State Demands 3M Reconsider Position on Cottage Grove Water

ST. PAUL, Minn. – The Minnesota Pollution Control Agency (MPCA) is accusing manufacturer 3M of violating a long standing legal agreement by refusing to pay cleanup costs for water in the city of Cottage Grove.

As Alpha News previously reported, the Minnesota Department of Health (MDH) made their guidelines for acceptable levels of two chemicals in the category of perfluorochemicals (PFCs) much stricter than federal guidelines. MDH even admitted that those standards were likely to be overly protective for most people, aside from perhaps small children.

The lower levels of acceptable PFCs made Cottage Grove’s water suddenly unsafe in the state’s eyes, and 3M is being held responsible by the state, even though the company has not made PFCs since the early 2000s.

3M has thus far refused to pay the state the costs of new water purification systems in Cottage Grove, which could run to a total bill of over $12 million. This is a break from normal policy, as 3M has spent over $100 million in cleanup costs on projects prior to Cottage Grove.

Now the MPCA alleges that 3M’s refusal is a violation of a 2007 agreement between the state and the company, whereby the company must provide clean drinking water to Cottage Grove, Oakdale, Woodbury and St. Paul Park if water exceeds any safe level established by the state Department of Health, reports U.S. News and World Report.

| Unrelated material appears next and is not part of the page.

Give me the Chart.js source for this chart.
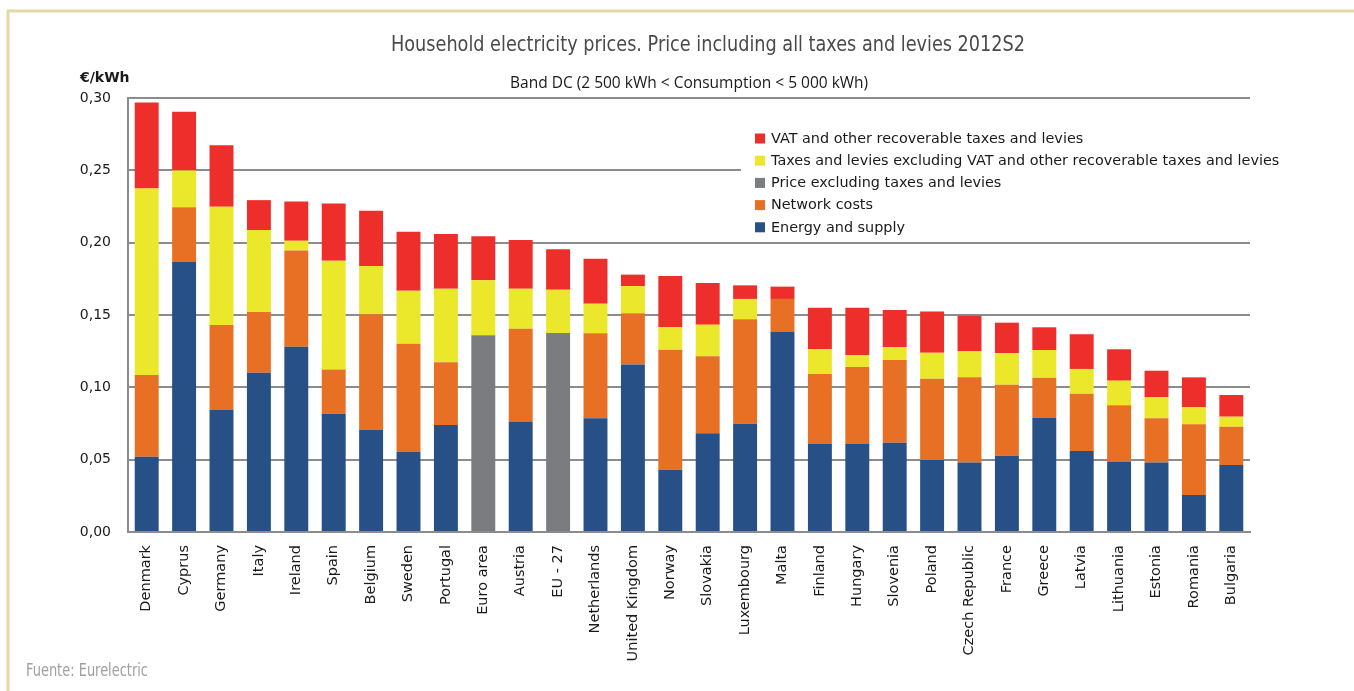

3M has agreed to meet with representatives of the state, but they refuse to pay up at least until they have more information regarding the source of the PFCs in the water. While 3M has used the Cottage Grove area previously to dispose of PFCs in legally marked dumping sites, the company does not believe that the current PFCs in the water originate from that source. In 2004, certain levels of PFCs were noticed, and the company paid for water filtration systems that are still in use today. Based on the flow of water in the area, 3M does not believe it is possible for their chemicals to be the source of the current contamination.